There is a lot to recommend itself in Labour’s new political reform document here. But there is also a lot of waffle, and very little in terms of giving actual decision-making power to either citizens or backbenchers.
At the heart of the proposal is a constitutional convention which will draft a new constitution which will, preumably (The document does not say), be put to the people. What’s interesting, however, is the makeup of the convention. One-third will be politicians, in other words, the people who have politics the way it is today. One-third will be unelected NGOs, and the remaining third will be made up of members of the public chosen at random.
Just think about what that breakdown says about how Labour see Ireland. The first thing is that politicians get as many seats as the people. Why? They are elected, this is true, and should be on it, but why do they get so many seats, given that the voters themselves will be on the convention.
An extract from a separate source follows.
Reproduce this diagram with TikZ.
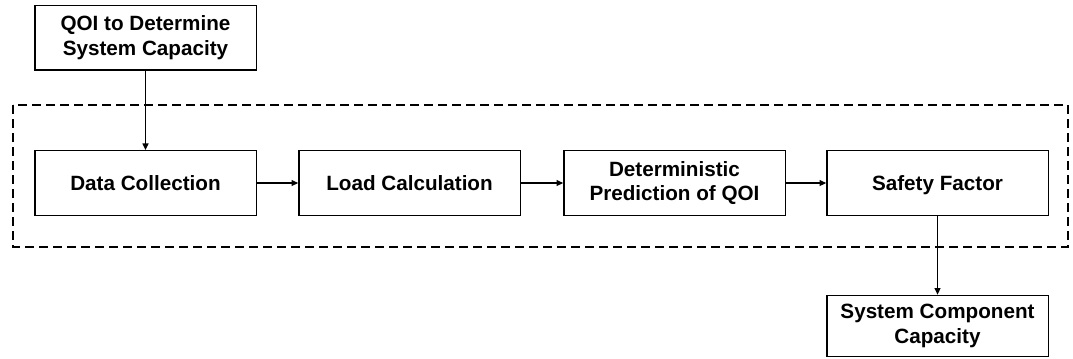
\documentclass[tikz,border=0pt]{standalone}
\usepackage{fontspec}
\setmainfont{Liberation Sans}
\usetikzlibrary{arrows.meta}
\begin{document}
\begin{tikzpicture}[x=0.75pt,y=-0.75pt,
  stepbox/.style={draw=black,line width=1pt,minimum width=166pt,minimum height=48.5pt,
    inner sep=0pt,align=center,font=\fontsize{15.5}{18.5}\selectfont\bfseries},
  oneline/.style={text depth=0pt},
  flow/.style={draw=black,line width=1pt,-{Triangle[length=5pt,width=4.5pt]}},
  group/.style={draw=black,line width=0.9pt,dash pattern=on 6.5pt off 4pt}]
\useasboundingbox (0,0) rectangle (1073,358);
% dashed frame around the deterministic chain
\draw[group] (13,105) rectangle (1068,247);
% blocks
\node[stepbox] (qoi)  at (145.5,37.5) {QOI to Determine\\System Capacity};
\node[stepbox,oneline] (data) at (145.5,183) {Data Collection};
\node[stepbox,oneline] (load) at (409.5,183) {Load Calculation};
\node[stepbox] (det)  at (674.5,183) {Deterministic\\Prediction of QOI};
\node[stepbox,oneline] (sf)   at (937.5,183) {Safety Factor};
\node[stepbox,minimum height=46pt] (cap) at (937.5,326) {System Component\\Capacity};
% connectors
\draw[flow] (qoi) -- (data);
\draw[flow] (data) -- (load);
\draw[flow] (load) -- (det);
\draw[flow] (det) -- (sf);
\draw[flow] (sf) -- (cap);
\end{tikzpicture}
\end{document}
Do Labour really feel that the opinions of the political establishment should have equal voice as the people? Really?
Then Labour propose a mixture of NGOs, lawyers and academics. Again, there is good reason for having them on, but again, why such a big share? If there are 90 members of the convention, each member of the public will represent about 140,000 people. Now, aside from representatives of the Catholic Church, the GAA, the IFA, the FAI and ICTU, and maybe one or two others, you’d be hard pressed to find many NGOs with anywhere near that many full paid-up members? Yet PANA, with its four members and a cat get to vote on a par with someone representing Limerick City?
My concern is that having so many NGOs onboard could lead to the document ending up being jampacked full of special rights (that is, spending committments) for various interests, decided not by the people through elections but by judges, having done the deal with the politician members in return for supporting only minor changes to the political system. A you-scratch-my-back built in majority. Or benchmarking, as we used to call it.
Despite its flaws, the convention is a good idea, provided that over half its members are random members of the public.